Morocco Travel Guide: Essential Facts and Information

Morocco Travel Guide Essential Facts and Information
••• Camels in the Desert, Morocco. Gallo Images - Herman du Plessis/ Getty Images

Rich in history and famous for its spell-binding Sahara Desert landscapes, Morocco is a must-visit destination for those interested in just about anything - from culture and cuisine to nature and adventure sports. The imperial cities of Marrakesh, Fez, Meknes and Rabat are filled with fragrant food, bustling souks and magnificent medieval architecture. Coastal towns like Asilah and Essaouira provide an escape from the North African heat in summer; while the Atlas Mountains offer opportunities for skiing and snowboarding in winter.

 

Location:

Morocco is located on the northwest corner of the African continent. Its north and west coastlines are washed by the Mediterranean and the North Altantic respectively, and it shares land borders with Algeria, Spain and Western Sahara.

Geography:

Morocco covers a total area of 172,410 square miles/ 446,550 square kilometers, making it slightly larger than the U.S. state of California. 

Capital City: 

The capital of Morocco is Rabat

Population:

In July 2016, the CIA World Factbook estimated Morocco's population at just over 33.6 million people. The average life expectancy for Moroccans is 76.9 years of age - one of the highest in Africa. 

Languages:

There are two official languages in Morocco - Modern Standard Arabic and Amazigh, or Berber. French acts as a second language for many educated Moroccans. 

Religion:

Islam is by far the most widely practised religion in Morocco, accounting for 99% of the population.

Almost all Moroccans are Sunni Muslims. 

Currency:

Morocco's currency is the Moroccan dirham. For accurate exchange rates, use this online currency converter

Climate:

Although Morocco's climate is generally hot and dry, weather can vary dramatically depending on where you are. In the south of the country (nearer the Sahara), rainfall is limited; but in the north, light rains are common between November and March.

On the coast, offshore breezes provide relief from soaring summer temperatures, while the mountain regions remain cool all year round. In winter, snow falls heavily in the Atlas Mountains. Temperatures in the Sahara Desert can be both scorching during the day and freezing at night. 

When to Go:

The best time to visit Morocco depends on what you want to do. Summer (June to August) is best for beach breaks, while spring and fall offer more pleasant temperatures for visits to Marrakesh. The Sahara is also best during fall (September to November), when the weather is neither too hot nor too cold and the Sirocco winds have yet to start. Winter is the only time for skiing trips to the Atlas Mountains. 

Key Attractions:

Marrakesh

Marrakesh is not Morocco's capital, nor its largest city. However, it is the most beloved by overseas visitors - for its wonderfully chaotic atmosphere, the incredible shopping opportunities offered by its labyrinthine souk, and its fascinating architecture. Highlights include the al fresco food stalls in Djemaa el Fna square, and historic landmarks like the Saadian Tombs and El Badi Palace

Fez

Founded in the 8th century, Fez is steeped in history and protected as a UNESCO World Heritage Site.

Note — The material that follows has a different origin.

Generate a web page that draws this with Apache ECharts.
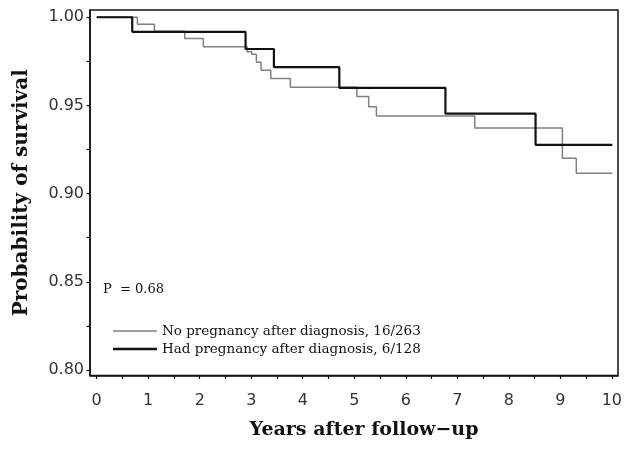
<!DOCTYPE html>
<html>
<head>
<meta charset="utf-8">
<script src="https://cdn.jsdelivr.net/npm/echarts@6/dist/echarts.min.js"></script>
<style>html,body{margin:0;padding:0;background:#fff}#c{width:629px;height:451px}</style>
</head>
<body>
<div id="c"></div>
<script>
// Kaplan-Meier steps
const noPregTimes = [0, 0.79, 1.12, 1.71, 2.07, 2.92, 3.01, 3.10, 3.19, 3.38, 3.76, 5.05, 5.28, 5.43, 7.34, 9.04, 9.31, 10.01];
const noPregSurv  = [1.000, 0.996, 0.992, 0.9879, 0.9833, 0.9805, 0.979, 0.9745, 0.970, 0.9652, 0.9603, 0.955, 0.9493, 0.944, 0.9372, 0.920, 0.9116, 0.9116];
const hadPregTimes = [0, 0.69, 2.89, 3.44, 4.71, 6.77, 8.52, 10.01];
const hadPregSurv  = [1.000, 0.9917, 0.982, 0.9717, 0.960, 0.9453, 0.9276, 0.9276];

const xTicks = [0,1,2,3,4,5,6,7,8,9,10];
const xMinor = [0.5,1.5,2.5,3.5,4.5,5.5,6.5,7.5,8.5,9.5];
const yTicks = [0.80, 0.85, 0.90, 0.95, 1.00];
const yMinor = [0.825, 0.875, 0.925, 0.975];

const seriesNames = ['No pregnancy after diagnosis, 16/263', 'Had pregnancy after diagnosis, 6/128'];
const pText = 'P  = 0.68';

const pair = (t, s) => t.map((v, i) => [v, s[i]]);

const tickFont = {fontFamily: 'DejaVu Sans', fontSize: 16, color: '#333'};
const legendFont = {fontFamily: 'DejaVu Serif', fontSize: 13.5, color: '#111'};

const chart = echarts.init(document.getElementById('c'), null, {renderer: 'canvas'});
chart.setOption({
  animation: false,
  backgroundColor: '#fff',
  grid: {left: 90, right: 11, top: 10, bottom: 75.5, show: true, borderColor: '#111', borderWidth: 1.5, containLabel: false},
  title: {text: pText, left: 103, top: 283, padding: 0, textStyle: {fontFamily: 'DejaVu Serif', fontSize: 13, fontWeight: 'normal', color: '#111'}},
  legend: [
    {data: [{name: seriesNames[0], icon: 'rect'}], left: 113, top: 324, itemWidth: 44, itemHeight: 1.5, padding: 0, textStyle: legendFont},
    {data: [{name: seriesNames[1], icon: 'rect'}], left: 113, top: 342, itemWidth: 44, itemHeight: 2.5, padding: 0, textStyle: legendFont}
  ],
  xAxis: {
    type: 'value', min: -0.13, max: 10.12, splitLine: {show: false},
    name: 'Years after follow−up', nameLocation: 'middle', nameGap: 45,
    nameTextStyle: {fontFamily: 'DejaVu Serif', fontWeight: 'bold', fontSize: 19, color: '#111', padding: [0, 0, 0, 20]},
    axisLine: {show: true, onZero: false, lineStyle: {color: '#111', width: 1.5}},
    axisTick: {show: true, inside: false, customValues: xTicks.concat(xMinor), length: 3.5, lineStyle: {color: '#111', width: 1.2}},
    axisLabel: Object.assign({customValues: xTicks, margin: 17}, tickFont)
  },
  yAxis: {
    type: 'value', min: 0.7969, max: 1.0041, splitLine: {show: false},
    name: 'Probability of survival', nameLocation: 'middle', nameGap: 58, nameRotate: 90,
    nameTextStyle: {fontFamily: 'DejaVu Serif', fontWeight: 'bold', fontSize: 20, color: '#111'},
    axisLine: {show: true, onZero: false, lineStyle: {color: '#111', width: 1.5}},
    axisTick: {show: true, inside: false, customValues: yTicks.concat(yMinor), length: 3.5, lineStyle: {color: '#111', width: 1.2}},
    axisLabel: Object.assign({customValues: yTicks, margin: 6, formatter: v => v.toFixed(2)}, tickFont)
  },
  series: [
    {name: seriesNames[0], type: 'line', step: 'end', data: pair(noPregTimes, noPregSurv),
     showSymbol: false, color: '#808080', lineStyle: {color: '#808080', width: 1.5}, z: 2},
    {name: seriesNames[1], type: 'line', step: 'end', data: pair(hadPregTimes, hadPregSurv),
     showSymbol: false, color: '#111', lineStyle: {color: '#111', width: 2.2}, z: 3}
  ]
});
</script>
</body>
</html>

It is also the world's largest car-free area, and the winding streets look much as they have done for over a thousand years. Discover the colorful dye vats of the Chaouwara Tanneries, get lost while exploring the ancient medina or stand in awe before the Moorish-style Bab Bou Jeloud gate.  

Essaouira

Centrally located on Morocco's Atlantic coast, Essaouira is a favorite summer destination for Moroccans and travelers in the know. At this time of year, cool breezes keep temperatures bearable and create the perfect conditions for windsurfing and kiteboarding. The atmosphere is relaxed, the seafood fresh and the town itself full of bohemian art galleries and boutiques.

Merzouga

Situated on the edge of the Sahara Desert, the tiny town of Merzouga is most famous as the gateway to Morocco's breathtaking Erg Chebbi dunes.

It's the ideal jumping-off point for desert adventures, including camel-back safaris, 4x4 camping trips, sand-boarding and quad biking. Above all, visitors are attracted by the chance to experience Berber culture at its most authentic. 

Getting There

Morocco has several international airports, including Mohammed V International Airport in Casablanca, and Marrakesh Menara Airport. It is also possible to travel to Tangier by ferry, from European ports like Tarifa, Algeciras and Gibraltar. Citizens of countries including Australia, Canada, the United Kingdom and the United States do not need a visa to visit Morocco for vacations of 90 days or less. Some nationalities do need a visa, however - check Moroccan government guidelines to find out more. 

Medical Requirements

Before traveling to Morocco, you should ensure that your routine vaccines are up to date, and also consider being vaccinated for Typhoid and Hepatitis A. The mosquito-borne diseases commonly found in sub-Saharan Africa (e.g. Malaria, Yellow Fever and Zika Virus) are not a problem in Morocco. For comprehensive advice about vaccinations, visit the CDC website regarding Moroccan travel.